#### Data lines ####

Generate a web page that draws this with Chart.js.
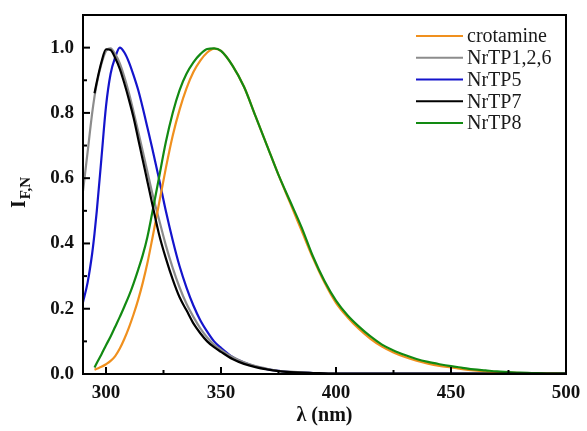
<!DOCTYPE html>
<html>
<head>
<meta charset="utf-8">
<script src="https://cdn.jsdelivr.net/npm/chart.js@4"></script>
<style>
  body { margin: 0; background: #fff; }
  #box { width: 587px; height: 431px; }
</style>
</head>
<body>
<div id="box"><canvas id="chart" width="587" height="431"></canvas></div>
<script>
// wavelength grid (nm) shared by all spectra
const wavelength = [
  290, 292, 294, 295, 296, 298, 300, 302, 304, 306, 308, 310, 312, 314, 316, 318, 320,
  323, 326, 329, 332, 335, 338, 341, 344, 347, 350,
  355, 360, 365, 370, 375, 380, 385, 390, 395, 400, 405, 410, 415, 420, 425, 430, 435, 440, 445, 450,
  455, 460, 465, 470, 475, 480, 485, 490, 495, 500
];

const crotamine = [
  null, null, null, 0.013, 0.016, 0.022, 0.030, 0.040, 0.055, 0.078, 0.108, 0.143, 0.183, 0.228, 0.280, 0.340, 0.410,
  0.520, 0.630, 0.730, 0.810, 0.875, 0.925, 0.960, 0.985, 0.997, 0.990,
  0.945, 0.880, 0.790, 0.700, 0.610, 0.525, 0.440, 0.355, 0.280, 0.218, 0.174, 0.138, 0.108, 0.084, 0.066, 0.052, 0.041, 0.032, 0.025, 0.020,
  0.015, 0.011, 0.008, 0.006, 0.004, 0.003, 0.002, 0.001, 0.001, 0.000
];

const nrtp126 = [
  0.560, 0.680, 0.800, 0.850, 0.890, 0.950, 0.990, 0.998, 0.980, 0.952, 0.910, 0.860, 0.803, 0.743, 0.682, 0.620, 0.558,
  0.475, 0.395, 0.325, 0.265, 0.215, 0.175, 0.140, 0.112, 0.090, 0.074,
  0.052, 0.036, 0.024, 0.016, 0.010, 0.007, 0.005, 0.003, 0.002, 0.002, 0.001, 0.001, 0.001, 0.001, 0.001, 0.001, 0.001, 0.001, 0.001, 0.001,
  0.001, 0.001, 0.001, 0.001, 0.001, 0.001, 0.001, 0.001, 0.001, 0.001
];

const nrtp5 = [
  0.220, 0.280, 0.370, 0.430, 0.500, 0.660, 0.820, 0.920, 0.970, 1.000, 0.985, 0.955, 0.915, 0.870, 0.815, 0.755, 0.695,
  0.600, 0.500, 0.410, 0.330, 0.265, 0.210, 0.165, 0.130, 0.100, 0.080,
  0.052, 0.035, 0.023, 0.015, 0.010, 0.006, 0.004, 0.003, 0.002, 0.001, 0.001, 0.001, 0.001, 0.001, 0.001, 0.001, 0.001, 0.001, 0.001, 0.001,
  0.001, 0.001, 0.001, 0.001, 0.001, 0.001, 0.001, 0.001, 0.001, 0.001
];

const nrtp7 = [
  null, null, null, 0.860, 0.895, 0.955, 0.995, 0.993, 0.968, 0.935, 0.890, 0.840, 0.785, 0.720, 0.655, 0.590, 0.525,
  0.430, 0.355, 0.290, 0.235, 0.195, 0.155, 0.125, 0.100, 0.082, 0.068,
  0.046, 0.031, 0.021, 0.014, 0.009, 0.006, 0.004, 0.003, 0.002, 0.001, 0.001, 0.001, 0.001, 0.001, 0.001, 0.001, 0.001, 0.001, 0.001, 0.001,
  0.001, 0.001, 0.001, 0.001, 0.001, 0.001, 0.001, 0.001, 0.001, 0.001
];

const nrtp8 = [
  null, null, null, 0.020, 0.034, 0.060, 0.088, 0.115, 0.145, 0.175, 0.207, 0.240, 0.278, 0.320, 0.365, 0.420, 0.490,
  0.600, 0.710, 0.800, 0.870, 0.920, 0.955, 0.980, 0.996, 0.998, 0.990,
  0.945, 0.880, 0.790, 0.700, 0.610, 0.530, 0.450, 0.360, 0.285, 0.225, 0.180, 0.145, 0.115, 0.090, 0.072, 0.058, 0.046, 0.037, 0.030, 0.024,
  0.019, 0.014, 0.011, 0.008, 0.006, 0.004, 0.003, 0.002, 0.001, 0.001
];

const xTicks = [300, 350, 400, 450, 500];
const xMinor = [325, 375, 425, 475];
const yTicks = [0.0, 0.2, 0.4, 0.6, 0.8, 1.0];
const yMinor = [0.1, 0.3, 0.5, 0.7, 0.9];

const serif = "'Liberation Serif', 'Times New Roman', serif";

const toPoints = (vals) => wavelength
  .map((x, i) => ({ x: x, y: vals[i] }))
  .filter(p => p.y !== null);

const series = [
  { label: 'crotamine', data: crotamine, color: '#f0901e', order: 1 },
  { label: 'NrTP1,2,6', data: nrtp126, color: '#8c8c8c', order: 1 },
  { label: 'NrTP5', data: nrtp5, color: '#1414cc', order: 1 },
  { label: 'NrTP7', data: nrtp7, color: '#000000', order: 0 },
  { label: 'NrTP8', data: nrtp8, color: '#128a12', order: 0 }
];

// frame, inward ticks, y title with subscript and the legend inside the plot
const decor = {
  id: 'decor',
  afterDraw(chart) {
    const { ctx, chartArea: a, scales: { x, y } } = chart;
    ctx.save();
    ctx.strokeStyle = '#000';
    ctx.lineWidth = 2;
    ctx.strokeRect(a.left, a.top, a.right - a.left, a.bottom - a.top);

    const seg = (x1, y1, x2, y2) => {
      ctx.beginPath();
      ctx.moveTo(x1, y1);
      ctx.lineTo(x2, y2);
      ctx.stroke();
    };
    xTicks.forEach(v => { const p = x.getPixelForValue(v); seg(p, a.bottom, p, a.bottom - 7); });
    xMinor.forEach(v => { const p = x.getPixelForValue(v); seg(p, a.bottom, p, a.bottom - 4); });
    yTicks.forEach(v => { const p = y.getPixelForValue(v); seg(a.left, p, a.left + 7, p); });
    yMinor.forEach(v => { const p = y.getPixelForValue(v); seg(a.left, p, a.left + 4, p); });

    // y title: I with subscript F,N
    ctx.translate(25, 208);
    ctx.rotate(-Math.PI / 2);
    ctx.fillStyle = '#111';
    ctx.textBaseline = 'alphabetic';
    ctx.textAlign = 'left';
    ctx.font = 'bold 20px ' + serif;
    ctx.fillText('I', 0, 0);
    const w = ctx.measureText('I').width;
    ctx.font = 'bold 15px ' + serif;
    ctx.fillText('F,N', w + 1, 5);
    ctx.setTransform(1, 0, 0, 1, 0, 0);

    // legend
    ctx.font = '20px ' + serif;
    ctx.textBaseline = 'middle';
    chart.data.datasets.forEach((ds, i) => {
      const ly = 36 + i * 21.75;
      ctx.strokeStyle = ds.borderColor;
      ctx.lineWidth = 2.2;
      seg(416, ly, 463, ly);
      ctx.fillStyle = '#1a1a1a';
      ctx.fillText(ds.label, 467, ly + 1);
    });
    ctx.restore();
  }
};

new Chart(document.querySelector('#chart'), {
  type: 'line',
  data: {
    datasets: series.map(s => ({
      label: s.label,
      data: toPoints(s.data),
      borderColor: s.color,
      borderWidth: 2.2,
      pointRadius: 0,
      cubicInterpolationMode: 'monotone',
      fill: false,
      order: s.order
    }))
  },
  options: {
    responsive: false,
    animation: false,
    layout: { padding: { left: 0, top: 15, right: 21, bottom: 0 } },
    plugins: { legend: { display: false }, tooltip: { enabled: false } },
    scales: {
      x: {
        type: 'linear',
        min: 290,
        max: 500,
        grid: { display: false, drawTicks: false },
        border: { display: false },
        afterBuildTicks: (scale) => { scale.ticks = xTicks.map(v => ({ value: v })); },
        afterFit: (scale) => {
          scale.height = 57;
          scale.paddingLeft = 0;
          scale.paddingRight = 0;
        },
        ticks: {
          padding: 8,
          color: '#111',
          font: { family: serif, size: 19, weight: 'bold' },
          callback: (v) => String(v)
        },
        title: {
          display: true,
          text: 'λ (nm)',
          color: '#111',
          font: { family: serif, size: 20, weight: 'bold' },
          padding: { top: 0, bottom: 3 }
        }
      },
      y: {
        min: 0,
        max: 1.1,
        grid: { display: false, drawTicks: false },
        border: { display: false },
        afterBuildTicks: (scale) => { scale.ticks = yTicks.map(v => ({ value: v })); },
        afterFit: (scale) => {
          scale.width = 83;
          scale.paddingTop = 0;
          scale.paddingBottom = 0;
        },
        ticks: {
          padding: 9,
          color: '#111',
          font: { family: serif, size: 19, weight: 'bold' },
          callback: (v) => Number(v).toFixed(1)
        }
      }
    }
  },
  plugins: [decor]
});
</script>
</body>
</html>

####
#### Data lines ####

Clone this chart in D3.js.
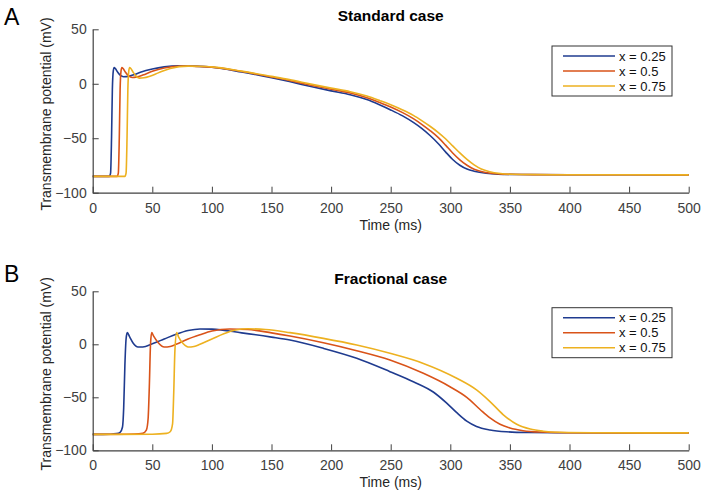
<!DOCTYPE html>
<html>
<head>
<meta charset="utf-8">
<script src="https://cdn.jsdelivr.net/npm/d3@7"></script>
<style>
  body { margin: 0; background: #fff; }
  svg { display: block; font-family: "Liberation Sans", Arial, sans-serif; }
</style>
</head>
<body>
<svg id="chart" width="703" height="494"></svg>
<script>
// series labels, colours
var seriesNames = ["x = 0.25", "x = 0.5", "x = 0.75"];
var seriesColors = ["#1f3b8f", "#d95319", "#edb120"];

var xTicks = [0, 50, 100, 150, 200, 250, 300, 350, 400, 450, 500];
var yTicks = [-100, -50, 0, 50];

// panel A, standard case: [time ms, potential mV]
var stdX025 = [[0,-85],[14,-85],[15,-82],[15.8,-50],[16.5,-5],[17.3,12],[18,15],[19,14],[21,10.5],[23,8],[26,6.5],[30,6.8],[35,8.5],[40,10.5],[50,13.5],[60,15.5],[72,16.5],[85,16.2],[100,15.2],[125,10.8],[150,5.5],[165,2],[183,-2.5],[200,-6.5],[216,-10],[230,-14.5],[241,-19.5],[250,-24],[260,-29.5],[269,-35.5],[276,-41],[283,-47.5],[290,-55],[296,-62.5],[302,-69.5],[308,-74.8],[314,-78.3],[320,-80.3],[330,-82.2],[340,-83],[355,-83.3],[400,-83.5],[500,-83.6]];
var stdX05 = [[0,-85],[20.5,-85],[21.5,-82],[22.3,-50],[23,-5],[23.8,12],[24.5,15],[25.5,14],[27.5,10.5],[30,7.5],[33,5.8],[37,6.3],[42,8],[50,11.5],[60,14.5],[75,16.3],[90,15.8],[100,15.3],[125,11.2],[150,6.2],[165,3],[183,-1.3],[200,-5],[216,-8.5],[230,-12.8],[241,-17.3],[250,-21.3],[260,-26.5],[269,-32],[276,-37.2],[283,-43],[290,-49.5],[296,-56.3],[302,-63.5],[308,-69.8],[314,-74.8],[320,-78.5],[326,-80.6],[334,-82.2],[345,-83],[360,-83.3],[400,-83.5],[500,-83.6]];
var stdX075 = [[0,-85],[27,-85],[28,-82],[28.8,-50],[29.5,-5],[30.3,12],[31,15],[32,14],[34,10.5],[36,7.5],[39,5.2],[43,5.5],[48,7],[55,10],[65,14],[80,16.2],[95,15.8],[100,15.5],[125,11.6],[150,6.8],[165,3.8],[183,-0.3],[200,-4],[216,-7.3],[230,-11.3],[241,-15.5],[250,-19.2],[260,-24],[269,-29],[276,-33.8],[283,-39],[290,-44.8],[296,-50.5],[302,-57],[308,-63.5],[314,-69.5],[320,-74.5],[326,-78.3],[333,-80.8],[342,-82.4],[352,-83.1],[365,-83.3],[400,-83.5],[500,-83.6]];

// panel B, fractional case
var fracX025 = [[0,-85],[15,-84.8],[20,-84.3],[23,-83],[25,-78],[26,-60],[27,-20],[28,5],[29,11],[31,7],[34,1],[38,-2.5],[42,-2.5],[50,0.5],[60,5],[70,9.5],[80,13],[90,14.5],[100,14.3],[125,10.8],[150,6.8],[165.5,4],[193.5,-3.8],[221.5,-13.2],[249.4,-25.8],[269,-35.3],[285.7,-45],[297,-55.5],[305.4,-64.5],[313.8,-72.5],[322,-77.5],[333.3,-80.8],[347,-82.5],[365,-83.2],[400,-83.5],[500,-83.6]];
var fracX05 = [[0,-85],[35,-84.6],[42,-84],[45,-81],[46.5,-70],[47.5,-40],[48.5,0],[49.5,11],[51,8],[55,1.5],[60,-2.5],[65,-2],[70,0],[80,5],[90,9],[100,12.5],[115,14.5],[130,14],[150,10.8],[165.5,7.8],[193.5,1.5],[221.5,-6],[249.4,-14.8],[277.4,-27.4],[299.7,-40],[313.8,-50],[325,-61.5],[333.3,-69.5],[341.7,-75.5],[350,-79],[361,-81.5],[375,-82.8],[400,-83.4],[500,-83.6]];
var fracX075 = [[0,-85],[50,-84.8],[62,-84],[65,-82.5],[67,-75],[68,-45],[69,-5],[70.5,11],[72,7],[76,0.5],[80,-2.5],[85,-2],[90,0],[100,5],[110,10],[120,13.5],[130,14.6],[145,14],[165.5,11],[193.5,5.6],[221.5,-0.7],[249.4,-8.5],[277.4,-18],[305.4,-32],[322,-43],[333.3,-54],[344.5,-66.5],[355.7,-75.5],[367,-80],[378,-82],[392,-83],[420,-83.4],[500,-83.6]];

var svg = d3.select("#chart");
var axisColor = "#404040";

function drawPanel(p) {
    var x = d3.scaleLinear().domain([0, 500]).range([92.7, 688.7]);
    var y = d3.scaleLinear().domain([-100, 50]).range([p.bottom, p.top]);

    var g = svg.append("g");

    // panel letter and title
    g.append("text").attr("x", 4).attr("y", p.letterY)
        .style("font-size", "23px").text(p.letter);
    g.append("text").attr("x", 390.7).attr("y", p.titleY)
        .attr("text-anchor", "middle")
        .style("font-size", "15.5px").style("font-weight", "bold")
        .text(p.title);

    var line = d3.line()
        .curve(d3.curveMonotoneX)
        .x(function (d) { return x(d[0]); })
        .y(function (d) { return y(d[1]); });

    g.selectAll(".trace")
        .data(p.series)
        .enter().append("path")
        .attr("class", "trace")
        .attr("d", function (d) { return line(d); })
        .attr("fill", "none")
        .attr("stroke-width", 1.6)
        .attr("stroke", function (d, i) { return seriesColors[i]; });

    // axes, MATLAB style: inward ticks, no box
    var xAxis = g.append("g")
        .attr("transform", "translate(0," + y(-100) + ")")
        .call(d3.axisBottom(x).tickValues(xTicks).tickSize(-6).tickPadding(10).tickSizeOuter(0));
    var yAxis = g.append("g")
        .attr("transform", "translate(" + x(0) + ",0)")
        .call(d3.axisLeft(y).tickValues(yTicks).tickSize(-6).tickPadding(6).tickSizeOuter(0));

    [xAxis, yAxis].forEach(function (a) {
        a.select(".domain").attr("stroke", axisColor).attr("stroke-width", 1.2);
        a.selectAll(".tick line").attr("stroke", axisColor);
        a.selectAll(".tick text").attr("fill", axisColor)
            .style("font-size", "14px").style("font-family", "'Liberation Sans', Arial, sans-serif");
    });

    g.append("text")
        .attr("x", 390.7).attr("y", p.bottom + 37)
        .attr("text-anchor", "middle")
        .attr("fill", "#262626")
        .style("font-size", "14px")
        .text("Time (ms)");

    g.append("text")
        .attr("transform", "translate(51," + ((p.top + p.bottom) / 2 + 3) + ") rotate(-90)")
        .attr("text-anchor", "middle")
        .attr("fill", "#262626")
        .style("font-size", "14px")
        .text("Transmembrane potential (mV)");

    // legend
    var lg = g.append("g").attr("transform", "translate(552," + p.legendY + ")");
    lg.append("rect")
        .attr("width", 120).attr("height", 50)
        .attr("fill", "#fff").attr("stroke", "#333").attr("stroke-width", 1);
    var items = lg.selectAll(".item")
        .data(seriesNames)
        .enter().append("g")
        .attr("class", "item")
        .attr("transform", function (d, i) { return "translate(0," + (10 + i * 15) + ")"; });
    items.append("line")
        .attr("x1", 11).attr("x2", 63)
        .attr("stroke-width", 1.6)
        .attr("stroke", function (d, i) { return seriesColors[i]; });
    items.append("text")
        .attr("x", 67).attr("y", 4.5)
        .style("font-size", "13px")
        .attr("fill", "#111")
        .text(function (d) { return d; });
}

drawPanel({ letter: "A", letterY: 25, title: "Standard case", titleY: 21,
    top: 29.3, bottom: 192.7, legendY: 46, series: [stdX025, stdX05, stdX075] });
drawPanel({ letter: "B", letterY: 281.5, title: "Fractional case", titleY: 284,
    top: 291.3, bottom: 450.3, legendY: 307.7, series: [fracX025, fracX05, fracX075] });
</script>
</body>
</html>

####
#### Data lines ####

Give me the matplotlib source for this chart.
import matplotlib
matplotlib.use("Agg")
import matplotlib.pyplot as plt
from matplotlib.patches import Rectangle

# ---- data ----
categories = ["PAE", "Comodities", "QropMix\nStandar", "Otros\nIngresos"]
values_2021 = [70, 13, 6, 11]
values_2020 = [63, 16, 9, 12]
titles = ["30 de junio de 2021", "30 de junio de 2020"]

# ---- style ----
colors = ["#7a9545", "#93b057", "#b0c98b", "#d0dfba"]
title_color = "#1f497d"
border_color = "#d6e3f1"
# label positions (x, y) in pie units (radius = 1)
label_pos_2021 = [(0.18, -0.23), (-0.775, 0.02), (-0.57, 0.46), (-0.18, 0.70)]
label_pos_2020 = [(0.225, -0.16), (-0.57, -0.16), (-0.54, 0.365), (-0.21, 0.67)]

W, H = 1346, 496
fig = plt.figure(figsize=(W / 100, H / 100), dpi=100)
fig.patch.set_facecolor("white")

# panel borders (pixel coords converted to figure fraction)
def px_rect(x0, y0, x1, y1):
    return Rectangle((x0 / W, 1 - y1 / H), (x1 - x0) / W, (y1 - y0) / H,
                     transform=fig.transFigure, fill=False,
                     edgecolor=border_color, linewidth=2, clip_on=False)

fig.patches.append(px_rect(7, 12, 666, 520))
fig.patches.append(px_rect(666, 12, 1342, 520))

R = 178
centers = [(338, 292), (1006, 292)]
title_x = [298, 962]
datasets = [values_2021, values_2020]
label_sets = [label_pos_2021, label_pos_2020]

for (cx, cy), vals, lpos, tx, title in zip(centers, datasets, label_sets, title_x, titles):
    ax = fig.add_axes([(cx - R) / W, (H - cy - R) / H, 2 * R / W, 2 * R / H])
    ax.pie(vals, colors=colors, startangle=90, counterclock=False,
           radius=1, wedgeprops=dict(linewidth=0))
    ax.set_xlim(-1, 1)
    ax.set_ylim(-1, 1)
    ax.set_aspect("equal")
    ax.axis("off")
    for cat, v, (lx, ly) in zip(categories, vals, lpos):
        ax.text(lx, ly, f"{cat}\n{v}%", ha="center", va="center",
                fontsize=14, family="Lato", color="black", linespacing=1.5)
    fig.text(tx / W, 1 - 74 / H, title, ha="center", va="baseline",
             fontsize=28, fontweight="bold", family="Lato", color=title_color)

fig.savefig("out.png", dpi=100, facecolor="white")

####

Using the entries above, write out exactly the lines from the one with "Clone this chart in D3.js." through the one with "var yTicks = [-100, -50, 0, 50];", ends included. Leave out any pictures.

## Answer below:
Clone this chart in D3.js.
<!DOCTYPE html>
<html>
<head>
<meta charset="utf-8">
<script src="https://cdn.jsdelivr.net/npm/d3@7"></script>
<style>
  body { margin: 0; background: #fff; }
  svg { display: block; font-family: "Liberation Sans", Arial, sans-serif; }
</style>
</head>
<body>
<svg id="chart" width="703" height="494"></svg>
<script>
// series labels, colours
var seriesNames = ["x = 0.25", "x = 0.5", "x = 0.75"];
var seriesColors = ["#1f3b8f", "#d95319", "#edb120"];

var xTicks = [0, 50, 100, 150, 200, 250, 300, 350, 400, 450, 500];
var yTicks = [-100, -50, 0, 50];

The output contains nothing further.